In all, I scammed on 35 of the required undergraduate 120 hours. And this has all become easier in grad school, since I had only four required classes and have to take only nine thesis hours to have a “full load.”

Aid for grad students is superb. You can borrow up to $50,000 for a master's, and $105,000 total in Stafford loans and SLSs to complete a Ph.D. At about $9,000/year (including the summer) I can work on my master's for five years. Employed grad students can get full aid on top of their salary. That means working, but having more money to fund traveling when you're supposed to be working on your thesis or dissertation. In fact, if you invest the extra money you can make a few thousand extra off the backs of other workers by the time you decide whether to repay the loans.

It has certainly been easy for me to spend three‑and‑a‑half years working on my piddling MA in Fine Arts. Although financial aid only allows you to take 30 hours of course work, I can graduate with incompletes if they are not in my department. I could theoretically keep taking classes outside of my department until my aid runs out and still graduate! I might as well soak up all the $50,000 (or more if congress increases the ceiling) since I don't plan to pay it back.

After two more semesters I'll begin on my dissertation, which could still last for a while, since I haven't borrowed even half the $105,000 I can borrow through Stafford and SLSs. Since I wrote enough for a dissertation while writing my thesis I'll have little work to do. I figure I can go for another four years “working” on my dissertation: Traveling around every semester, coming back to get my aid, and making some gratuitous visits to my committee. I hope by that time the loan cap will be hiked again.

Eating the Insides Out. Financial aid has been a major source of the crisis of the universities both in the US and internationally. In the US, a growing number of students are refusing ‑‑ because they don't want to reduce their standard of living, or they don't care ‑‑ or are unable to repay their loans. Total defaults have doubled since the mid‑'80s. In the meanwhile, guarantors have gone bankrupt, banks refuse to loan students money or delay processing applications, the government and universities are divesting from aid programs, trade schools are being banned from the program, and banks are going under.

Student debt default is considered one of the top reasons for the collapse of banking (along with “Third World” debt, farming loan defaults, etc., thus indicating a link between student, third‑world, and farmers' struggles). Like the shift from grants to loans in the US, using loans to replace free schooling in the UK and Australia can be seen as a response to students' taking and using the money without doing much work.

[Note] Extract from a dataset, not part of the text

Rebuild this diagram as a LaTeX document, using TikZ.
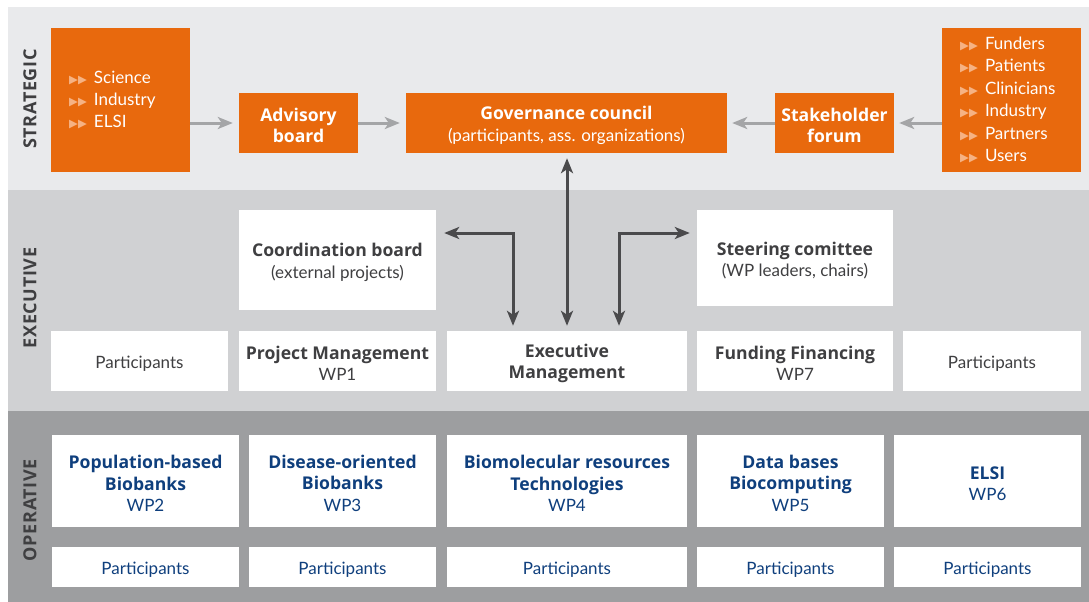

Scamming makes it damn near impossible for the folks who worry endlessly about what's fucking up their factories to realize what's really going on. While Business Week and the rest cry about the universities churning out “lemons” who don't want to work (they say we “don't know how” or are “unprepared”), we should be looking at ways to circulate tactics for continuing the quiet insurgency. Much of the right‑wing attack on so‑called “PC” is predicated on reimposing discipline in the universities on students who don't so much read Marx instead of Plato, but don't do anything the university plans for us to do—that is, endless hours reading, writing, studying, going to class, etc. Instead, we're busy doing what we want in our own way while using their money, and learning a hell of a lot more as a result. It's no coincidence that right‑wing organizations such as Madison Center and the National Association of Scholars are funded by huge corporations like Coors, Mobil, Bechtel, KMart, and Olin. By learning how not to work we are threatening not only the universities, but capital's control over us through work itself.

The beauty of scamming through school is getting paid to have fun. And because it's not a concerted, organized, explicit movement, it is beyond the grasp of both the university planners and the left. While the Progressive Student Network suggests we “study and struggle,” I say “struggle against study”!